Singapore is regularly ranked among the best places in the world to start a business. That is true on paper. In practice, the costs are brutal.
Office rent in the CBD can run S$6-8 per square foot per month. Personal living expenses here are among the highest in Asia. When your startup is pre-revenue or barely revenue positive, those costs eat directly into your runway. You are not just burning company money. You are burning your own savings, your own future.
Then there is funding. Singapore has a healthy VC ecosystem for later stages, but early stage founders often hit a "bottleneck period" where you are too early for Series A but have outgrown bootstrapping. Government grants through Enterprise Singapore help, but they do not cover operating losses. The gap between support and actual survival is real.
And then there is what it does to your head. Singapore's culture prizes success and stability. Admitting that your business might fail feels like admitting personal failure. Founders here tend to suffer quietly. A 2023 Vulcan Post feature called it "the shame faced by Singapore startup founders." I lived that shame.
What does it feel like when your startup is about to fail?
It feels like the numbers, the doubt, and the weight of everything would crush you before morning.
You stop sleeping normally. At 2am you are writing exit scenarios on scraps of paper. Who to call. What to cut. You rehearse difficult conversations with employees, with creditors, with yourself, over and over until dawn.
There is a specific kind of dread that comes with opening your banking app and knowing the balance cannot cover next month's payroll. You refresh it anyway. You check it again an hour later, as if something might have changed. Nothing changes.
I went through months of this. There was no single crisis point. Just pressure that kept building and never let up. Every morning I had to make a decision: get up and keep going, or admit it was over.
How do Singapore founders deal with startup stress?
Honestly, most of us do not deal with it well.
The stigma around failure in Singapore means founders rarely talk about how close they came to shutting down. You hear the success stories at conferences and in The Straits Times. You do not hear about the founder refreshing their bank balance at 2am, terrified of payroll.
That silence makes it worse. You assume everyone else has it together. You assume you are the only one drowning. The majority of Singapore startups do not survive past five years. You are probably not the only one lying awake.
What helped me was simpler than I expected. My team showed up every morning. They did not know I had been awake all night, terrified. They just saw me and kept moving. They believed I had it under control. Their consistency gave me something to hold onto when my own belief had run out.
What saved my business when I thought it was over?
Morning came. Every time.
That sounds too simple to be useful, but it is the truth. The nights were heavy. They literally took years off my life. But they ended. And each morning I dragged myself up and went back to work.
There was no dramatic rescue. No angel investor showing up at the last minute. What saved the business was a series of small, unglamorous decisions made under extreme pressure. Cutting costs that hurt. Having conversations I had been avoiding. Saying yes to work I would not have taken in better times.

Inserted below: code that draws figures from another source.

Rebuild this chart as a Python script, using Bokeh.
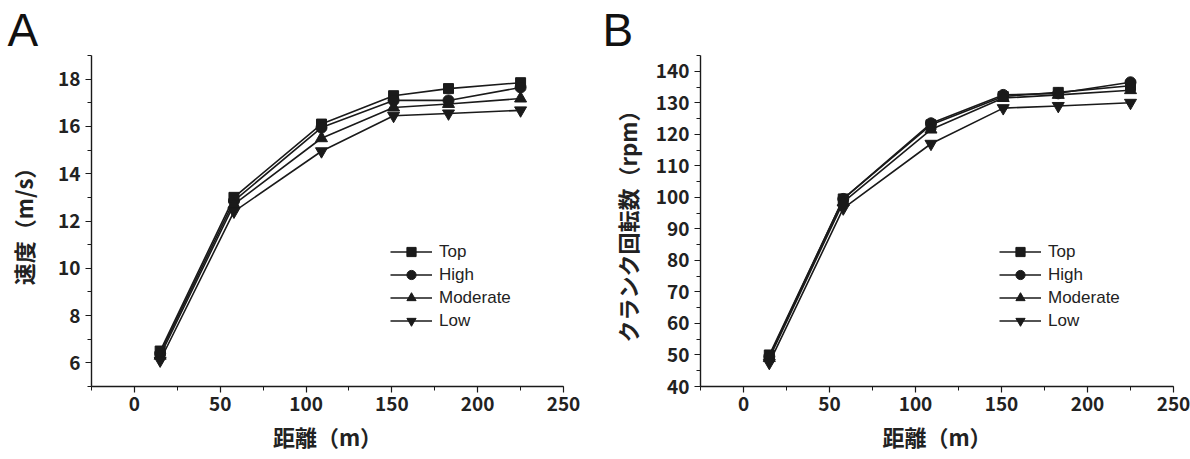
from bokeh.plotting import figure
from bokeh.layouts import row
from bokeh.models import (SingleIntervalTicker, Legend, LegendItem, Range1d, Title)
from bokeh.embed import file_html
from bokeh.resources import INLINE

distance = [15, 58, 109, 151, 183, 225]
series_names = ["Top", "High", "Moderate", "Low"]

speed_top = [6.5, 13.0, 16.1, 17.3, 17.6, 17.85]
speed_high = [6.4, 12.85, 15.95, 17.1, 17.1, 17.65]
speed_moderate = [6.3, 12.7, 15.5, 16.8, 16.95, 17.18]
speed_low = [6.1, 12.4, 14.95, 16.45, 16.55, 16.68]

cadence_top = [50, 99.5, 123, 132, 133.3, 135.4]
cadence_high = [49.5, 99.5, 123.5, 132.5, 133, 136.5]
cadence_moderate = [49, 98.5, 121.5, 131.5, 132.5, 134]
cadence_low = [47.5, 96.5, 117, 128.3, 129, 130]

markers = ["square", "circle", "triangle", "inverted_triangle"]
msizes = [10, 11, 12, 12]

JP = "Noto Sans CJK JP"
INK = "#1a1a1a"


def make_panel(letter, ylabel, series, yrange, yint, left, right, ylab_standoff):
    p = figure(width=595, height=459, output_backend="svg", toolbar_location=None,
               x_range=Range1d(-25, 250), y_range=Range1d(*yrange),
               min_border_left=left, min_border_right=right,
               min_border_top=55, min_border_bottom=73)
    p.outline_line_color = None
    p.xgrid.grid_line_color = None
    p.ygrid.grid_line_color = None
    p.background_fill_color = "white"
    p.border_fill_color = "white"

    items = []
    for name, ys, mk, ms in zip(series_names, series, markers, msizes):
        ln = p.line(distance, ys, line_color=INK, line_width=1.6)
        sc = p.scatter(distance, ys, marker=mk, size=ms, fill_color=INK, line_color=INK)
        items.append(LegendItem(label=name, renderers=[ln, sc]))

    leg = Legend(items=items, location=(299, 54), orientation="vertical",
                 glyph_width=42, glyph_height=23, label_height=23, spacing=0,
                 padding=0, margin=0, label_standoff=7,
                 label_text_font="Liberation Sans", label_text_font_size="17px",
                 label_text_color="#222",
                 border_line_color=None, background_fill_alpha=0)
    p.add_layout(leg, "center")

    p.xaxis.ticker = SingleIntervalTicker(interval=50, num_minor_ticks=2)
    p.yaxis.ticker = SingleIntervalTicker(interval=yint, num_minor_ticks=2)
    for ax in (p.xaxis[0], p.yaxis[0]):
        ax.axis_line_color = INK
        ax.axis_line_width = 1.4
        ax.major_tick_line_color = INK
        ax.minor_tick_line_color = INK
        ax.major_tick_line_width = 1.2
        ax.minor_tick_line_width = 1.0
        ax.major_tick_out = 6
        ax.major_tick_in = 0
        ax.minor_tick_out = 4
        ax.minor_tick_in = 0
        ax.major_label_text_font = JP
        ax.major_label_text_font_style = "bold"
        ax.major_label_text_font_size = "19px"
        ax.major_label_text_color = "#222"
        ax.axis_label_text_font = JP
        ax.axis_label_text_font_style = "bold"
        ax.axis_label_text_font_size = "22px"
        ax.axis_label_text_color = "#222"
    p.xaxis.axis_label = "距離（m）"
    p.yaxis.axis_label = ylabel
    p.xaxis.major_label_standoff = 4
    p.yaxis.major_label_standoff = 5
    p.xaxis.axis_label_standoff = 6
    p.yaxis.axis_label_standoff = ylab_standoff

    t = Title(text=letter, align="left", offset=-(left - 7), standoff=0,
              text_font="Liberation Sans", text_font_size="46px",
              text_font_style="normal", text_color="#111")
    p.add_layout(t, "above")
    return p


pa = make_panel("A", "速度（m/s）",
                [speed_top, speed_high, speed_moderate, speed_low], (5, 19), 2, 91, 32, 16)
pb = make_panel("B", "クランク回転数（rpm）",
                [cadence_top, cadence_high, cadence_moderate, cadence_low], (40, 145), 10, 105, 17, 10)

layout = row(pa, pb)
open("out.html", "w").write(file_html(layout, INLINE))
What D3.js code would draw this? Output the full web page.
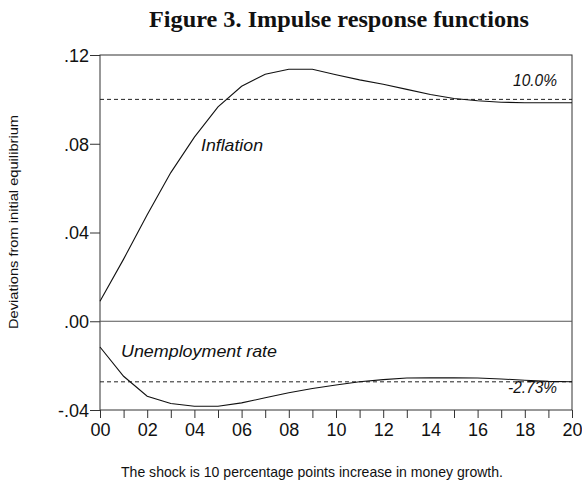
<!DOCTYPE html>
<html>
<head>
<meta charset="utf-8">
<script src="https://cdn.jsdelivr.net/npm/d3@7"></script>
<style>
  body { margin: 0; background: #fff; }
  svg text { font-family: "Liberation Sans", Arial, sans-serif; fill: #111; }
</style>
</head>
<body>
<svg id="chart" width="582" height="495"></svg>
<script>
// periods after the shock
const periods = d3.range(0, 21);
const inflation = [0.009, 0.028, 0.048, 0.067, 0.083, 0.0966, 0.1059, 0.1113, 0.1136, 0.1136,
  0.1111, 0.1088, 0.1068, 0.1045, 0.1022, 0.1004, 0.0994, 0.0987, 0.0985, 0.0985, 0.0985];
const unemployment = [-0.0116, -0.0248, -0.0338, -0.0371, -0.0383, -0.0383, -0.0368, -0.0345,
  -0.0322, -0.0303, -0.0287, -0.0273, -0.0263, -0.0256, -0.0255, -0.0255, -0.0256, -0.0260,
  -0.0266, -0.0271, -0.0273];
const steadyStates = [0.100, -0.0273];
const yTicks = [-0.04, 0.00, 0.04, 0.08, 0.12];
const xLabelTicks = d3.range(0, 21, 2);

const svg = d3.select('#chart');
const m = { left: 100, right: 572, top: 55, bottom: 410 };

const x = d3.scaleLinear().domain([0, 20]).range([m.left, m.right]);
const y = d3.scaleLinear().domain([-0.04, 0.12]).range([m.bottom, m.top]);

// title
svg.append('text')
  .attr('x', 339).attr('y', 27)
  .attr('text-anchor', 'middle')
  .attr('textLength', 380).attr('lengthAdjust', 'spacingAndGlyphs')
  .style('font-family', '"Liberation Serif", "Times New Roman", serif')
  .style('font-weight', 'bold')
  .style('font-size', '23px')
  .text('Figure 3. Impulse response functions');

// frame
svg.append('rect')
  .attr('x', m.left).attr('y', m.top)
  .attr('width', m.right - m.left).attr('height', m.bottom - m.top)
  .attr('fill', 'none').attr('stroke', '#333').attr('stroke-width', 1);

// zero line
svg.append('line')
  .attr('x1', m.left).attr('x2', m.right)
  .attr('y1', y(0)).attr('y2', y(0))
  .attr('stroke', '#555').attr('stroke-width', 1);

// y axis
const fmtY = d => (d < 0 ? '-' : '') + d3.format('.2f')(Math.abs(d)).replace(/^0/, '');
const yAxis = svg.append('g')
  .attr('transform', `translate(${m.left},0)`)
  .call(d3.axisLeft(y).tickValues(yTicks).tickSize(10).tickPadding(1).tickFormat(fmtY));
yAxis.select('.domain').remove();
yAxis.attr('font-size', 18).attr('font-family', null);
yAxis.selectAll('text').style('font-size', '18px').attr('dy', '0.36em');
yAxis.selectAll('line').attr('stroke', '#333');

// x axis
const xAxis = svg.append('g')
  .attr('transform', `translate(0,${m.bottom})`)
  .call(d3.axisBottom(x).tickValues(periods).tickSize(8).tickPadding(5)
    .tickFormat(d => xLabelTicks.includes(d) ? d3.format('02d')(d) : ''));
xAxis.select('.domain').remove();
xAxis.attr('font-size', 18).attr('font-family', null);
xAxis.selectAll('text').style('font-size', '18px');
xAxis.selectAll('line').attr('stroke', '#333');

// y label
svg.append('text')
  .attr('transform', 'translate(18,222) rotate(-90)')
  .attr('text-anchor', 'middle')
  .attr('textLength', 214).attr('lengthAdjust', 'spacingAndGlyphs')
  .style('font-size', '13px')
  .text('Deviations from initial equilibrium');

// steady state dashed lines
svg.selectAll('.ss').data(steadyStates).join('line')
  .attr('class', 'ss')
  .attr('x1', m.left).attr('x2', m.right)
  .attr('y1', d => y(d)).attr('y2', d => y(d))
  .attr('stroke', '#222').attr('stroke-width', 1)
  .attr('stroke-dasharray', '4,3');

const line = d3.line().x((d, i) => x(periods[i])).y(d => y(d));
[inflation, unemployment].forEach(s => {
  svg.append('path').datum(s)
    .attr('d', line)
    .attr('fill', 'none').attr('stroke', '#111').attr('stroke-width', 1.1);
});

// annotations
const notes = [
  { t: 'Inflation', x: 201, y: 151, a: 'start', w: 62 },
  { t: '10.0%', x: 513, y: 86, a: 'start', w: 44 },
  { t: 'Unemployment rate', x: 121, y: 357, a: 'start', w: 156 },
  { t: '-2.73%', x: 508, y: 393, a: 'start', w: 49 }
];
svg.selectAll('.note').data(notes).join('text')
  .attr('class', 'note')
  .attr('x', d => d.x).attr('y', d => d.y)
  .attr('text-anchor', d => d.a)
  .attr('textLength', d => d.w).attr('lengthAdjust', 'spacingAndGlyphs')
  .style('font-style', 'italic')
  .style('font-size', '17px')
  .text(d => d.t);

// footer
svg.append('text')
  .attr('x', 312).attr('y', 477)
  .attr('text-anchor', 'middle')
  .attr('textLength', 382).attr('lengthAdjust', 'spacingAndGlyphs')
  .style('font-size', '14.5px')
  .text('The shock is 10 percentage points increase in money growth.');
</script>
</body>
</html>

And the team. I keep coming back to this because it mattered more than anything else. People who showed up and did their work without knowing how close we were to the edge. Their normalcy was my anchor.
What I learned about survival as an entrepreneur
Fear meant I was still fighting for something that mattered. If I had stopped caring, the anxiety would not have been there. That thought did not make the fear go away. But it made it bearable.
Courage lives quietly inside the hard moments, not on grand stages. Nobody sees you at 2am writing scenarios on scraps of paper. Nobody applauds you for getting out of bed when you believe your company is dying. But that is where the real work of being a founder happens.
Survival is a skill you do not know you have until you need it. I did not think I was built for this. I was wrong.
Advice for founders going through hard times right now
If you are a founder in Singapore reading this at 2am, here is what I want you to know.
You are not alone. The statistics say most founders go through something like this. The silence around it is the lie, not your struggle.
There is practical support if you look for it. Enterprise Singapore offers grants and mentorship for startups at various stages. SGInnovate runs programs for deep tech founders. IMDA has incubation support for media and technology companies. These are not charity. They are infrastructure that exists because the government knows how hard this is.
And talk to other founders. Not for advice, necessarily. Just to hear someone say they went through it too. Founder peer groups and NUS Enterprise programs exist for exactly this.
One thing I wish someone had told me: do not make permanent decisions based on temporary desperation. The 2am version of you is not the most reliable strategist. Write down your fears, then revisit them in daylight.
And show up tomorrow. That is what I did. Not because I was brave. Because I did not know what else to do.
Alpha Story exists today because of those mornings. We reached $1M ARR. We now help startups and enterprises with strategic PR because we know what it means to fight for survival before anyone knows your name.
If you are building something and need help telling your story, talk to us. We have been where you are.
Frequently asked questions
What percentage of startups fail in Singapore?
Roughly 50-60% of Singapore startups do not survive past five years, which is in line with global averages. Singapore's high operating costs and competitive talent market can speed up the timeline. Alpha Story founder Jeremy Foo nearly became part of that statistic before the company hit $1M ARR.
How do startup founders deal with burnout?
From Jeremy Foo's experience, the biggest thing was acknowledging fear instead of suppressing it. After that: lean on your team even if they do not know the full picture, commit to showing up each morning as a discipline rather than waiting for motivation, get practical support through Enterprise Singapore grants or founder peer groups, and do not make irreversible decisions at your lowest point. The 2am panic will feel different by morning.